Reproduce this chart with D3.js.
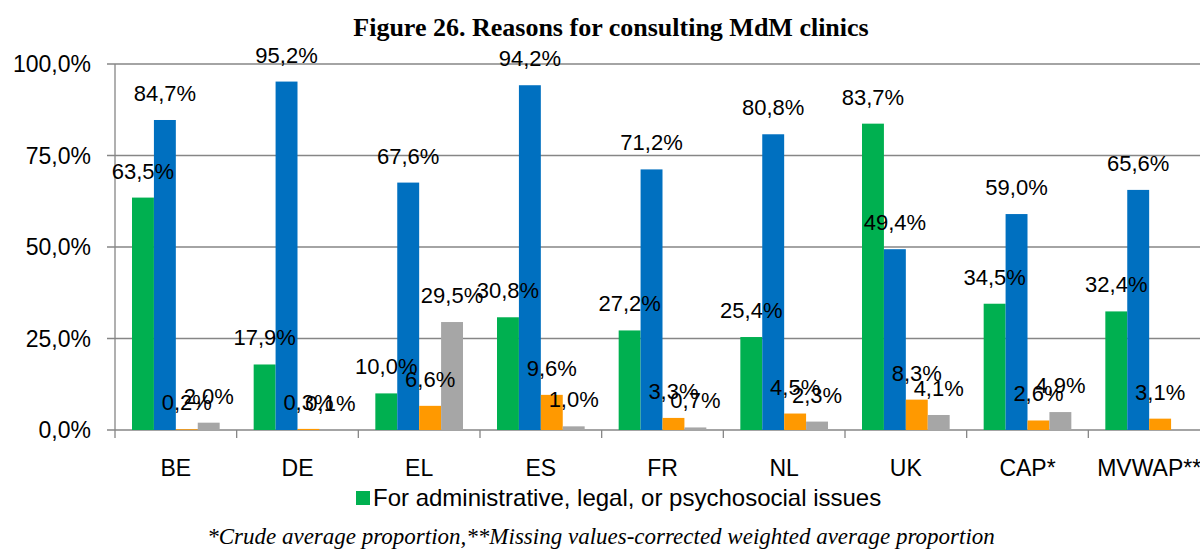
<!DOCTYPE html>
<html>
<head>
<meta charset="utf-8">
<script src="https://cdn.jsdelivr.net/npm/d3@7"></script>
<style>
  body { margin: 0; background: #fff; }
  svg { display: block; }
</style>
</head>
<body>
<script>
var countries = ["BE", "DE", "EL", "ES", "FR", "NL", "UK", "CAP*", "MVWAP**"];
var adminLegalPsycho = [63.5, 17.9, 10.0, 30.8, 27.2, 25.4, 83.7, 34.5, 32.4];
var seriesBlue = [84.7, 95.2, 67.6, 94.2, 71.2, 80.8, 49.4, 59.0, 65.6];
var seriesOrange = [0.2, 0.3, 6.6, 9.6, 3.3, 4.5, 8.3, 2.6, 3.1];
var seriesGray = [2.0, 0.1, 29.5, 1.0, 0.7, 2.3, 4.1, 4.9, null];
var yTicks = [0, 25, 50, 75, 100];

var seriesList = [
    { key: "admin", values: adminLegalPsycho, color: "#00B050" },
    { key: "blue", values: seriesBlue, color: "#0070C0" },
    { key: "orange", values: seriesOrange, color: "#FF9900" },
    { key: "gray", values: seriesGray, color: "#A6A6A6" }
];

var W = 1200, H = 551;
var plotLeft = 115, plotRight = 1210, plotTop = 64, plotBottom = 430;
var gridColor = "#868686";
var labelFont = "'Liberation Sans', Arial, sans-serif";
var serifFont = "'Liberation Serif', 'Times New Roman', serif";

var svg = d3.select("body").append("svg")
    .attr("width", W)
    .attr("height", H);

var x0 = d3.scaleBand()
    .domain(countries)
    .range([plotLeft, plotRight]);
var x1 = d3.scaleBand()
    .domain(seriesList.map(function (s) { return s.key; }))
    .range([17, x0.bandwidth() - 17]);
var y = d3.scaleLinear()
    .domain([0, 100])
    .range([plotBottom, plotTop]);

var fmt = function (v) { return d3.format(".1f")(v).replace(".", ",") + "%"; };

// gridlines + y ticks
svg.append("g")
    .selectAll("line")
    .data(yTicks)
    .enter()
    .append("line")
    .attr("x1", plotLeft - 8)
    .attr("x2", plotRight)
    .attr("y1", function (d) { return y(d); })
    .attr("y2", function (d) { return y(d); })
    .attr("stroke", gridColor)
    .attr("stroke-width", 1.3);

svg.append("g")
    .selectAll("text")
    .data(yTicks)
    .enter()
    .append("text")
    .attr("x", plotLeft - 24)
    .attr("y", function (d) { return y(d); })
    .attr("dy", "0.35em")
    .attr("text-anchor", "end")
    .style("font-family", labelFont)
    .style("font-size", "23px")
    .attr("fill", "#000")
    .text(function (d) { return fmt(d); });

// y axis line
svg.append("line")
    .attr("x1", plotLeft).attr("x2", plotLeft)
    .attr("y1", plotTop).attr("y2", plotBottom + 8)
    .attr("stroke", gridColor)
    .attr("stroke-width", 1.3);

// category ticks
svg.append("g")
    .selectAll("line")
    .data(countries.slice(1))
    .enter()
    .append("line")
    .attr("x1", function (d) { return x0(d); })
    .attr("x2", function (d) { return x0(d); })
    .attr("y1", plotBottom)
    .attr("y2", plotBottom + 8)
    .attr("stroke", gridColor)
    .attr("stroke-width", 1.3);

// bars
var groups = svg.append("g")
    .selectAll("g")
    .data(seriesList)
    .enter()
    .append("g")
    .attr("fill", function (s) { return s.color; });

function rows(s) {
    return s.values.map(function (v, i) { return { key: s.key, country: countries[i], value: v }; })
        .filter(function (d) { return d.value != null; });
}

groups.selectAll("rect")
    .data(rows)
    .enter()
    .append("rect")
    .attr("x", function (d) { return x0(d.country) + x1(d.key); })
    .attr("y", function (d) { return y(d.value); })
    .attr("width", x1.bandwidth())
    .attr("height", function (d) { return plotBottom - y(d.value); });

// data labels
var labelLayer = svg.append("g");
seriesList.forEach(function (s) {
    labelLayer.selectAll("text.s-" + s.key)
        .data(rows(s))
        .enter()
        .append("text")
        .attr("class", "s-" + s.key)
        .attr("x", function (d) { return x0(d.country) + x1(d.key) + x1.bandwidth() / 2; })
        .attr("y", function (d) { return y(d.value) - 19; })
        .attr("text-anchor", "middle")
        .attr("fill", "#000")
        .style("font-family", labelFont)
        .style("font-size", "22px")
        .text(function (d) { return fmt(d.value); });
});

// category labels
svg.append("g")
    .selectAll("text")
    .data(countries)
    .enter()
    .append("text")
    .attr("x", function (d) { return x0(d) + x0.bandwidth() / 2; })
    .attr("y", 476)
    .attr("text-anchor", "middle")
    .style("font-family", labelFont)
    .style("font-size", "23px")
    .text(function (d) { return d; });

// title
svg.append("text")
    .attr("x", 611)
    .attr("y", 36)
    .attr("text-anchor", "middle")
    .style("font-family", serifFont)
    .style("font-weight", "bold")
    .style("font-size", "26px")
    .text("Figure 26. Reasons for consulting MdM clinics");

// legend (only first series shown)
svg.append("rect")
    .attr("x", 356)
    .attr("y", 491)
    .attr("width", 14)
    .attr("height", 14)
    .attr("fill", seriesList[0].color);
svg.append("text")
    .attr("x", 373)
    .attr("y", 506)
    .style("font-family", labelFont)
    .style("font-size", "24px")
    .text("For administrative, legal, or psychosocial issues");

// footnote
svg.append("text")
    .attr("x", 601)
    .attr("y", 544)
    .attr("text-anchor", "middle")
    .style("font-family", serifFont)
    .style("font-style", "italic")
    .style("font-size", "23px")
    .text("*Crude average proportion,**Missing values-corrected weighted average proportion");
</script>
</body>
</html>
....
• OBJECTIVE:
Keep the pictures out of the copy and write out the data exactly as it stands.

• FINISHED EXERCISE:
Reproduce this chart with D3.js.
<!DOCTYPE html>
<html>
<head>
<meta charset="utf-8">
<script src="https://cdn.jsdelivr.net/npm/d3@7"></script>
<style>
  body { margin: 0; background: #fff; }
  svg { display: block; }
</style>
</head>
<body>
<script>
var countries = ["BE", "DE", "EL", "ES", "FR", "NL", "UK", "CAP*", "MVWAP**"];
var adminLegalPsycho = [63.5, 17.9, 10.0, 30.8, 27.2, 25.4, 83.7, 34.5, 32.4];
var seriesBlue = [84.7, 95.2, 67.6, 94.2, 71.2, 80.8, 49.4, 59.0, 65.6];
var seriesOrange = [0.2, 0.3, 6.6, 9.6, 3.3, 4.5, 8.3, 2.6, 3.1];
var seriesGray = [2.0, 0.1, 29.5, 1.0, 0.7, 2.3, 4.1, 4.9, null];
var yTicks = [0, 25, 50, 75, 100];

var seriesList = [
    { key: "admin", values: adminLegalPsycho, color: "#00B050" },
    { key: "blue", values: seriesBlue, color: "#0070C0" },
    { key: "orange", values: seriesOrange, color: "#FF9900" },
    { key: "gray", values: seriesGray, color: "#A6A6A6" }
];

var W = 1200, H = 551;
var plotLeft = 115, plotRight = 1210, plotTop = 64, plotBottom = 430;
var gridColor = "#868686";
var labelFont = "'Liberation Sans', Arial, sans-serif";
var serifFont = "'Liberation Serif', 'Times New Roman', serif";

var svg = d3.select("body").append("svg")
    .attr("width", W)
    .attr("height", H);

var x0 = d3.scaleBand()
    .domain(countries)
    .range([plotLeft, plotRight]);
var x1 = d3.scaleBand()
    .domain(seriesList.map(function (s) { return s.key; }))
    .range([17, x0.bandwidth() - 17]);
var y = d3.scaleLinear()
    .domain([0, 100])
    .range([plotBottom, plotTop]);

var fmt = function (v) { return d3.format(".1f")(v).replace(".", ",") + "%"; };

// gridlines + y ticks
svg.append("g")
    .selectAll("line")
    .data(yTicks)
    .enter()
    .append("line")
    .attr("x1", plotLeft - 8)
    .attr("x2", plotRight)
    .attr("y1", function (d) { return y(d); })
    .attr("y2", function (d) { return y(d); })
    .attr("stroke", gridColor)
    .attr("stroke-width", 1.3);

svg.append("g")
    .selectAll("text")
    .data(yTicks)
    .enter()
    .append("text")
    .attr("x", plotLeft - 24)
    .attr("y", function (d) { return y(d); })
    .attr("dy", "0.35em")
    .attr("text-anchor", "end")
    .style("font-family", labelFont)
    .style("font-size", "23px")
    .attr("fill", "#000")
    .text(function (d) { return fmt(d); });

// y axis line
svg.append("line")
    .attr("x1", plotLeft).attr("x2", plotLeft)
    .attr("y1", plotTop).attr("y2", plotBottom + 8)
    .attr("stroke", gridColor)
    .attr("stroke-width", 1.3);

// category ticks
svg.append("g")
    .selectAll("line")
    .data(countries.slice(1))
    .enter()
    .append("line")
    .attr("x1", function (d) { return x0(d); })
    .attr("x2", function (d) { return x0(d); })
    .attr("y1", plotBottom)
    .attr("y2", plotBottom + 8)
    .attr("stroke", gridColor)
    .attr("stroke-width", 1.3);

// bars
var groups = svg.append("g")
    .selectAll("g")
    .data(seriesList)
    .enter()
    .append("g")
    .attr("fill", function (s) { return s.color; });

function rows(s) {
    return s.values.map(function (v, i) { return { key: s.key, country: countries[i], value: v }; })
        .filter(function (d) { return d.value != null; });
}

groups.selectAll("rect")
    .data(rows)
    .enter()
    .append("rect")
    .attr("x", function (d) { return x0(d.country) + x1(d.key); })
    .attr("y", function (d) { return y(d.value); })
    .attr("width", x1.bandwidth())
    .attr("height", function (d) { return plotBottom - y(d.value); });

// data labels
var labelLayer = svg.append("g");
seriesList.forEach(function (s) {
    labelLayer.selectAll("text.s-" + s.key)
        .data(rows(s))
        .enter()
        .append("text")
        .attr("class", "s-" + s.key)
        .attr("x", function (d) { return x0(d.country) + x1(d.key) + x1.bandwidth() / 2; })
        .attr("y", function (d) { return y(d.value) - 19; })
        .attr("text-anchor", "middle")
        .attr("fill", "#000")
        .style("font-family", labelFont)
        .style("font-size", "22px")
        .text(function (d) { return fmt(d.value); });
});

// category labels
svg.append("g")
    .selectAll("text")
    .data(countries)
    .enter()
    .append("text")
    .attr("x", function (d) { return x0(d) + x0.bandwidth() / 2; })
    .attr("y", 476)
    .attr("text-anchor", "middle")
    .style("font-family", labelFont)
    .style("font-size", "23px")
    .text(function (d) { return d; });

// title
svg.append("text")
    .attr("x", 611)
    .attr("y", 36)
    .attr("text-anchor", "middle")
    .style("font-family", serifFont)
    .style("font-weight", "bold")
    .style("font-size", "26px")
    .text("Figure 26. Reasons for consulting MdM clinics");

// legend (only first series shown)
svg.append("rect")
    .attr("x", 356)
    .attr("y", 491)
    .attr("width", 14)
    .attr("height", 14)
    .attr("fill", seriesList[0].color);
svg.append("text")
    .attr("x", 373)
    .attr("y", 506)
    .style("font-family", labelFont)
    .style("font-size", "24px")
    .text("For administrative, legal, or psychosocial issues");

// footnote
svg.append("text")
    .attr("x", 601)
    .attr("y", 544)
    .attr("text-anchor", "middle")
    .style("font-family", serifFont)
    .style("font-style", "italic")
    .style("font-size", "23px")
    .text("*Crude average proportion,**Missing values-corrected weighted average proportion");
</script>
</body>
</html>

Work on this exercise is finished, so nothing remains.